The implication is that wage rates might even have fallen, if people are having to hold down more than one job to make a living. There is perhaps something in the charge that many of the new jobs for which President Clinton claims credit are McJobs. On the other hand, this does not seem to square with the Census Bureau's poverty figures.

They showed a significant decline last year. The number of people living in poverty fell by 1.6 million to 13.8 per cent of the population, down from 14.5 per cent in 1994. Poverty rates for blacks and the elderly reached historic lows. The proportion of the elderly living below the poverty line dropped to 10.5 per cent, compared to 35.2 per cent in 1959.

Last year was the first time it had been lower than the rate for those of working age. And for the first time, the poverty rate for blacks fell below 30 per cent, whereas more than half the black population lived in poverty in 1959.

Hispanics, rather than blacks, now form the most deprived group in the US population, with a poverty rate above 30 per cent. Hispanics' median income fell by a sharp 5.1 per cent last year, compared to a 2.2 per cent increase for whites and a 3.6 per cent rise in the earnings of black households.

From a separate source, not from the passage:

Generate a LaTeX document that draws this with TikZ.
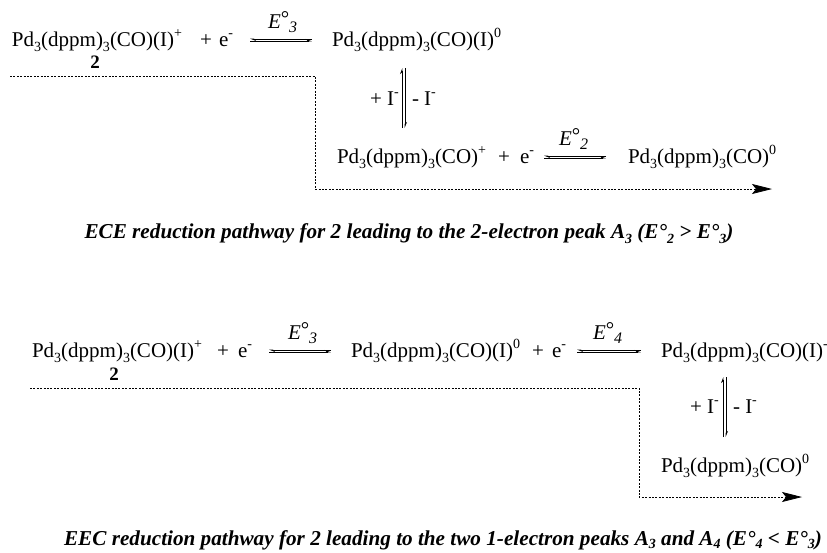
\documentclass[tikz,border=0pt]{standalone}
\usepackage{fontspec}
\setmainfont{Liberation Serif}
\usetikzlibrary{arrows.meta}
\newcommand{\dn}[1]{\raisebox{-0.55ex}{\fontsize{14}{14}\selectfont #1}}
\newcommand{\cdn}[1]{\raisebox{-0.35ex}{\fontsize{14}{14}\selectfont #1}}
\newcommand{\up}[1]{\raisebox{0.85ex}{\fontsize{14}{14}\selectfont #1}}
\newcommand{\Pdcore}{Pd\dn{3}(dppm)\dn{3}(CO)}
\newcommand{\Eo}[1]{\textit{E}\raisebox{0.3ex}{\fontsize{21}{21}\selectfont°}\raisebox{-0.45ex}{\fontsize{16}{16}\selectfont\textit{#1}}}
\tikzset{
  x=1pt,y=-1pt,
  chem/.style={anchor=base west,inner sep=0pt,outer sep=0pt,font=\fontsize{21}{23}\selectfont},
  pot/.style={chem},
  captxt/.style={anchor=base,inner sep=0pt,font=\fontsize{21.2}{23}\selectfont\bfseries\itshape},
  num/.style={anchor=base,inner sep=0pt,font=\fontsize{19}{21}\selectfont\bfseries},
  eqline/.style={line width=0.9pt,-{Stealth[harpoon,length=5pt,width=4pt]}},
  path2/.style={line width=0.8pt,dash pattern=on 2pt off 1.4pt,-{Stealth[length=20pt,width=10pt,inset=4pt,sep=0pt]}},
}
\begin{document}
\begin{tikzpicture}
\useasboundingbox (0,0) rectangle (827,552);
% top scheme
\node[chem] (a1) at (12,46) {\Pdcore(I)\up{+}};
\node[chem] (a2) at (200,46) {+};
\node[chem] (a3) at (219,46) {e\up{-}};
\node[num] (a4) at (95,68) {2};
\coordinate (a5l) at (250,39); \coordinate (a5r) at (312,39);
\coordinate (a5l2) at (250,41); \coordinate (a5r2) at (312,41);
\draw[eqline] (a5l2) -- (a5r2);
\draw[eqline] (a5r) -- (a5l);
\node[pot] (a6) at (268,28) {\Eo{3}};
\node[chem] (a7) at (332,46) {\Pdcore(I)\up{0}};
\coordinate (v1t) at (402,68); \coordinate (v1b) at (402,128);
\coordinate (v2t) at (405,68); \coordinate (v2b) at (405,128);
\draw[eqline] (v1b) -- (v1t);
\draw[eqline] (v2t) -- (v2b);
\node[chem] (a8) at (370,105) {+ I\up{-}};
\node[chem] (a9) at (412,105) {- I\up{-}};
\node[chem] (b1) at (337,163) {\Pdcore\up{+}};
\node[chem] (b2) at (498,163) {+};
\node[chem] (b3) at (520,163) {e\up{-}};
\coordinate (b4l) at (544,156); \coordinate (b4r) at (606,156);
\coordinate (b4l2) at (544,158); \coordinate (b4r2) at (606,158);
\draw[eqline] (b4l2) -- (b4r2);
\draw[eqline] (b4r) -- (b4l);
\node[pot] (b5) at (559,145) {\Eo{2}};
\node[chem] (b6) at (628,163) {\Pdcore\up{0}};
\coordinate (p1) at (10,76); \coordinate (p2) at (315,76);
\coordinate (p3) at (315,189); \coordinate (p4) at (772,189);
\draw[path2] (p1) -- (p2) -- (p3) -- (p4);
\node[captxt] (c1) at (409,238) {ECE reduction pathway for 2 leading to the 2-electron peak A\dn{3} (E°\dn{2} > E°\dn{3})};
% bottom scheme
\node[chem] (d1) at (32,357) {\Pdcore(I)\up{+}};
\node[chem] (d2) at (217,357) {+};
\node[chem] (d3) at (238,357) {e\up{-}};
\node[num] (d4) at (114,380) {2};
\coordinate (d5l) at (269,350); \coordinate (d5r) at (331,350);
\coordinate (d5l2) at (269,352); \coordinate (d5r2) at (331,352);
\draw[eqline] (d5l2) -- (d5r2);
\draw[eqline] (d5r) -- (d5l);
\node[pot] (d6) at (288,339) {\Eo{3}};
\node[chem] (d7) at (351,357) {\Pdcore(I)\up{0}};
\node[chem] (d8) at (532,357) {+};
\node[chem] (d9) at (552,357) {e\up{-}};
\coordinate (e1l) at (577,350); \coordinate (e1r) at (641,350);
\coordinate (e1l2) at (577,352); \coordinate (e1r2) at (641,352);
\draw[eqline] (e1l2) -- (e1r2);
\draw[eqline] (e1r) -- (e1l);
\node[pot] (e2) at (593,339) {\Eo{4}};
\node[chem] (e3) at (661,357) {\Pdcore(I)\up{-}};
\coordinate (w1t) at (723,377); \coordinate (w1b) at (723,437);
\coordinate (w2t) at (726,377); \coordinate (w2b) at (726,437);
\draw[eqline] (w1b) -- (w1t);
\draw[eqline] (w2t) -- (w2b);
\node[chem] (e4) at (690,413) {+ I\up{-}};
\node[chem] (e5) at (733,413) {- I\up{-}};
\node[chem] (e6) at (661,472) {\Pdcore\up{0}};
\coordinate (q1) at (30,388); \coordinate (q2) at (639,388);
\coordinate (q3) at (639,497); \coordinate (q4) at (802,497);
\draw[path2] (q1) -- (q2) -- (q3) -- (q4);
\node[captxt] (c2) at (443,545) {EEC reduction pathway for 2 leading to the two 1-electron peaks A\cdn{3} and A\cdn{4} (E°\cdn{4} < E°\cdn{3})};
\end{tikzpicture}
\end{document}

It is the worsening position of the Hispanic population that might square the circle. Jeffrey Williamson, an economic historian at Harvard University, has compared the trend increase in income inequality in the US between the late 1970s and late 1980s with the parallel growth in inequality in the late 19th century.

Both episodes took place in a context of a globalising world economy and rapid technical change, the two factors usually blamed for falling wages at the bottom end of the scale.

Neither turned out to be entirely responsible for 19th century inequality, however, according to Prof Williamson's research*. Although technology played an important part, the key culprit was mass immigration.

Immigration is on the US political agenda with a vengeance, particularly illegal immigration from Mexico - from behind the Tortilla Curtain, as novelist T Coraghessan Boyle has put it.

The farewell legislation from Congress, before Representatives left Washington at the weekend to tend to their re-election campaigns, included new restrictions on immigration, although a bid to bar incomers who could not prove they had a job paying an income of one and a half times the poverty level from bringing their families to join them ultimately failed.

The current Mexican wave of immigration, although much smaller than 19th- century migration to the great American cities, is precisely the kind of influx that might explain falling incomes in the segments of the labour market in which Hispanics are concentrated, whether regions like Texas and California or low-pay service sector jobs.

And in fact, new restrictions on assistance to legal immigrants who have not yet become citizens will mean further falls in Hispanics' median income from this year.

There are other forces that could explain why a US unemployment rate as low as 5.1 per cent has not yet triggered any sign of wage inflation.

The Labor Secretary in the current Administration, Robert Reich, has put forward two reasons for thinking that the "non-accelerating inflation rate of unemployment" - in other words, the rate below which inflation will climb - is below the conventional estimate of 6 to 9 per cent. The range demonstrates just what an imprecise concept it is anyway.

But Mr Reich adds that companies' power to pass on higher costs as higher prices has been permanently limited by increased competition.

The increase in competition has come about because there is less advantage to bigness these days, thanks to new technologies, so small firms have moved into niches of markets formerly cornered by big firms.

Furthermore, he argues that the composition of the "value added" in goods and services is increasingly composed of knowledge or skill, and decreasingly composed of raw materials and energy. Thus final goods prices are less vulnerable to commodity price inflation than they used to be.

Be that as it may, keeping inflation low will still mean that wages must increase only slowly. So far there has been little sign of rising wage costs as the US recovery continues.

But the financial markets will continue to watch the earnings figure released with the monthly jobs and unemployment statistics. The next batch is due tomorrow. Wall Street has fallen sharply five times this year on the publication of these crucial numbers.

No matter what the structural changes in either goods markets, as Mr Reich argues, or in labour markets, as the immigration debate highlights, there will come a point at which an additional drop in unemployment sets US inflation on an upward path.

* "Globalization and Inequality Then and Now", National Bureau of Economic Research Working Paper no. 5491, March 1996.